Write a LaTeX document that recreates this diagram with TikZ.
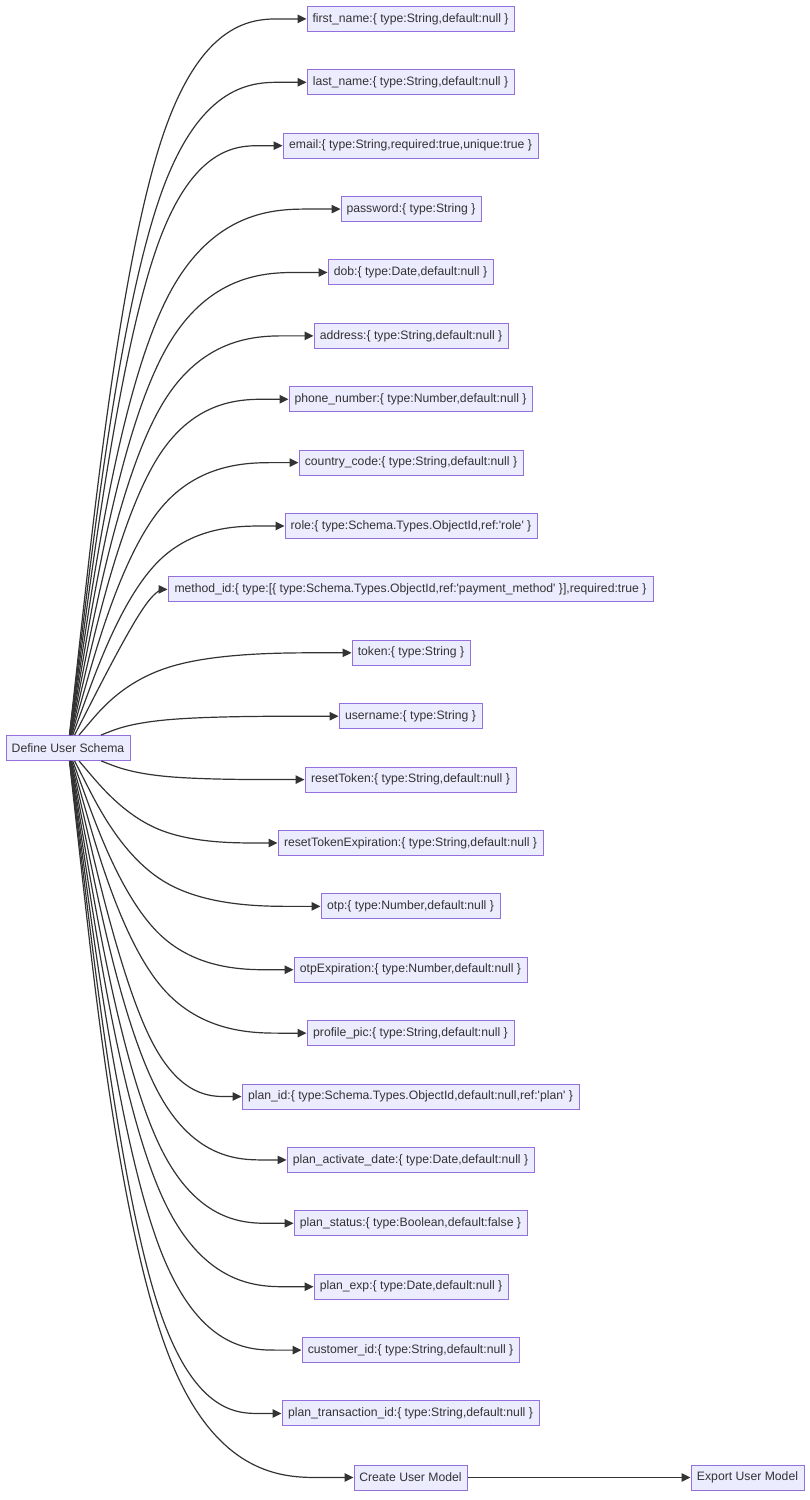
\documentclass[tikz,border=0pt]{standalone}
\usepackage{fontspec}
\setmainfont{Liberation Sans}
\usetikzlibrary{calc,arrows.meta}
\definecolor{mmfill}{HTML}{ECECFF}
\definecolor{mmstroke}{HTML}{9370DB}
\definecolor{mmtext}{HTML}{333333}
\definecolor{edgec}{HTML}{333333}
\newcommand\fedge[1]{%
  \path (src) -- coordinate[pos=0] (A) (bx |- #1);
  \coordinate (B) at (bx |- #1);
  \draw[edge] (src) -- ($(A)!0.16667!(B)$)
    .. controls ($(A)!0.33333!(B)$) and ($(A)!0.66667!(B)$) ..
    ($0.16667*(A)+0.66667*(B)+0.16667*(#1.west)$)
    .. controls ($(B)!0.33333!(#1.west)$) and ($(B)!0.66667!(#1.west)$) ..
    ($(B)!0.83333!(#1.west)$) -- (#1);%
}
\begin{document}
\begin{tikzpicture}[x=1pt,y=-1pt,
  box/.style={draw=mmstroke, fill=mmfill, line width=1pt, text=mmtext,
    font=\fontsize{12.2}{14}\selectfont, minimum height=25pt,
    inner xsep=0pt, inner ysep=0pt, anchor=center},
  edge/.style={draw=edgec, line width=1.2pt, -{Triangle[length=9pt,width=8.5pt]}}]
\useasboundingbox (0,0) rectangle (810,1500);
\coordinate (bx) at (149,0);
\def\rowy#1{\fpeval{18.9+63.39*#1}}
\node[box, minimum width=124pt] (src) at (68,748) {Define User Schema};
\node[box, minimum width=207pt] (n0) at (410.5,\rowy{0}) {first\_name:\{ type:String,default:null \}};
\node[box, minimum width=207pt] (n1) at (410.5,\rowy{1}) {last\_name:\{ type:String,default:null \}};
\node[box, minimum width=255pt] (n2) at (410.5,\rowy{2}) {email:\{ type:String,required:true,unique:true \}};
\node[box, minimum width=140pt] (n3) at (411,\rowy{3}) {password:\{ type:String \}};
\node[box, minimum width=165pt] (n4) at (410.5,\rowy{4}) {dob:\{ type:Date,default:null \}};
\node[box, minimum width=194pt] (n5) at (411,\rowy{5}) {address:\{ type:String,default:null \}};
\node[box, minimum width=243pt] (n6) at (410.5,\rowy{6}) {phone\_number:\{ type:Number,default:null \}};
\node[box, minimum width=224pt] (n7) at (411,\rowy{7}) {country\_code:\{ type:String,default:null \}};
\node[box, minimum width=252pt] (n8) at (411,\rowy{8}) {role:\{ type:Schema.Types.ObjectId,ref:\textquotesingle role\textquotesingle\ \}};
\node[box, minimum width=485pt] (n9) at (410.5,\rowy{9}) {method\_id:\{ type:[\{ type:Schema.Types.ObjectId,ref:\textquotesingle payment\_method\textquotesingle\ \}],required:true \}};
\node[box, minimum width=118pt] (n10) at (411,\rowy{10}) {token:\{ type:String \}};
\node[box, minimum width=143pt] (n11) at (410.5,\rowy{11}) {username:\{ type:String \}};
\node[box, minimum width=211pt] (n12) at (410.5,\rowy{12}) {resetToken:\{ type:String,default:null \}};
\node[box, minimum width=265pt] (n13) at (410.5,\rowy{13}) {resetTokenExpiration:\{ type:String,default:null \}};
\node[box, minimum width=179pt] (n14) at (410.5,\rowy{14}) {otp:\{ type:Number,default:null \}};
\node[box, minimum width=233pt] (n15) at (410.5,\rowy{15}) {otpExpiration:\{ type:Number,default:null \}};
\node[box, minimum width=207pt] (n16) at (410.5,\rowy{16}) {profile\_pic:\{ type:String,default:null \}};
\node[box, minimum width=337pt] (n17) at (410.5,\rowy{17}) {plan\_id:\{ type:Schema.Types.ObjectId,default:null,ref:\textquotesingle plan\textquotesingle\ \}};
\node[box, minimum width=247pt] (n18) at (410.5,\rowy{18}) {plan\_activate\_date:\{ type:Date,default:null \}};
\node[box, minimum width=233pt] (n19) at (410.5,\rowy{19}) {plan\_status:\{ type:Boolean,default:false \}};
\node[box, minimum width=194pt] (n20) at (411,\rowy{20}) {plan\_exp:\{ type:Date,default:null \}};
\node[box, minimum width=217pt] (n21) at (410.5,\rowy{21}) {customer\_id:\{ type:String,default:null \}};
\node[box, minimum width=257pt] (n22) at (410.5,\rowy{22}) {plan\_transaction\_id:\{ type:String,default:null \}};
\node[box, minimum width=113pt] (cm) at (410.5,1477.5) {Create User Model};
\node[box, minimum width=113pt] (em) at (747.5,1477.5) {Export User Model};
\foreach \k in {0,...,22} {\fedge{n\k}}
\fedge{cm}
\draw[edge] (cm) -- (em);
\end{tikzpicture}
\end{document}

_ _ _ _

Without the pictures, output the full listing exactly as it stands.

### PROBLEM SOLUTION
Write a LaTeX document that recreates this diagram with TikZ.
\documentclass[tikz,border=0pt]{standalone}
\usepackage{fontspec}
\setmainfont{Liberation Sans}
\usetikzlibrary{calc,arrows.meta}
\definecolor{mmfill}{HTML}{ECECFF}
\definecolor{mmstroke}{HTML}{9370DB}
\definecolor{mmtext}{HTML}{333333}
\definecolor{edgec}{HTML}{333333}
\newcommand\fedge[1]{%
  \path (src) -- coordinate[pos=0] (A) (bx |- #1);
  \coordinate (B) at (bx |- #1);
  \draw[edge] (src) -- ($(A)!0.16667!(B)$)
    .. controls ($(A)!0.33333!(B)$) and ($(A)!0.66667!(B)$) ..
    ($0.16667*(A)+0.66667*(B)+0.16667*(#1.west)$)
    .. controls ($(B)!0.33333!(#1.west)$) and ($(B)!0.66667!(#1.west)$) ..
    ($(B)!0.83333!(#1.west)$) -- (#1);%
}
\begin{document}
\begin{tikzpicture}[x=1pt,y=-1pt,
  box/.style={draw=mmstroke, fill=mmfill, line width=1pt, text=mmtext,
    font=\fontsize{12.2}{14}\selectfont, minimum height=25pt,
    inner xsep=0pt, inner ysep=0pt, anchor=center},
  edge/.style={draw=edgec, line width=1.2pt, -{Triangle[length=9pt,width=8.5pt]}}]
\useasboundingbox (0,0) rectangle (810,1500);
\coordinate (bx) at (149,0);
\def\rowy#1{\fpeval{18.9+63.39*#1}}
\node[box, minimum width=124pt] (src) at (68,748) {Define User Schema};
\node[box, minimum width=207pt] (n0) at (410.5,\rowy{0}) {first\_name:\{ type:String,default:null \}};
\node[box, minimum width=207pt] (n1) at (410.5,\rowy{1}) {last\_name:\{ type:String,default:null \}};
\node[box, minimum width=255pt] (n2) at (410.5,\rowy{2}) {email:\{ type:String,required:true,unique:true \}};
\node[box, minimum width=140pt] (n3) at (411,\rowy{3}) {password:\{ type:String \}};
\node[box, minimum width=165pt] (n4) at (410.5,\rowy{4}) {dob:\{ type:Date,default:null \}};
\node[box, minimum width=194pt] (n5) at (411,\rowy{5}) {address:\{ type:String,default:null \}};
\node[box, minimum width=243pt] (n6) at (410.5,\rowy{6}) {phone\_number:\{ type:Number,default:null \}};
\node[box, minimum width=224pt] (n7) at (411,\rowy{7}) {country\_code:\{ type:String,default:null \}};
\node[box, minimum width=252pt] (n8) at (411,\rowy{8}) {role:\{ type:Schema.Types.ObjectId,ref:\textquotesingle role\textquotesingle\ \}};
\node[box, minimum width=485pt] (n9) at (410.5,\rowy{9}) {method\_id:\{ type:[\{ type:Schema.Types.ObjectId,ref:\textquotesingle payment\_method\textquotesingle\ \}],required:true \}};
\node[box, minimum width=118pt] (n10) at (411,\rowy{10}) {token:\{ type:String \}};
\node[box, minimum width=143pt] (n11) at (410.5,\rowy{11}) {username:\{ type:String \}};
\node[box, minimum width=211pt] (n12) at (410.5,\rowy{12}) {resetToken:\{ type:String,default:null \}};
\node[box, minimum width=265pt] (n13) at (410.5,\rowy{13}) {resetTokenExpiration:\{ type:String,default:null \}};
\node[box, minimum width=179pt] (n14) at (410.5,\rowy{14}) {otp:\{ type:Number,default:null \}};
\node[box, minimum width=233pt] (n15) at (410.5,\rowy{15}) {otpExpiration:\{ type:Number,default:null \}};
\node[box, minimum width=207pt] (n16) at (410.5,\rowy{16}) {profile\_pic:\{ type:String,default:null \}};
\node[box, minimum width=337pt] (n17) at (410.5,\rowy{17}) {plan\_id:\{ type:Schema.Types.ObjectId,default:null,ref:\textquotesingle plan\textquotesingle\ \}};
\node[box, minimum width=247pt] (n18) at (410.5,\rowy{18}) {plan\_activate\_date:\{ type:Date,default:null \}};
\node[box, minimum width=233pt] (n19) at (410.5,\rowy{19}) {plan\_status:\{ type:Boolean,default:false \}};
\node[box, minimum width=194pt] (n20) at (411,\rowy{20}) {plan\_exp:\{ type:Date,default:null \}};
\node[box, minimum width=217pt] (n21) at (410.5,\rowy{21}) {customer\_id:\{ type:String,default:null \}};
\node[box, minimum width=257pt] (n22) at (410.5,\rowy{22}) {plan\_transaction\_id:\{ type:String,default:null \}};
\node[box, minimum width=113pt] (cm) at (410.5,1477.5) {Create User Model};
\node[box, minimum width=113pt] (em) at (747.5,1477.5) {Export User Model};
\foreach \k in {0,...,22} {\fedge{n\k}}
\fedge{cm}
\draw[edge] (cm) -- (em);
\end{tikzpicture}
\end{document}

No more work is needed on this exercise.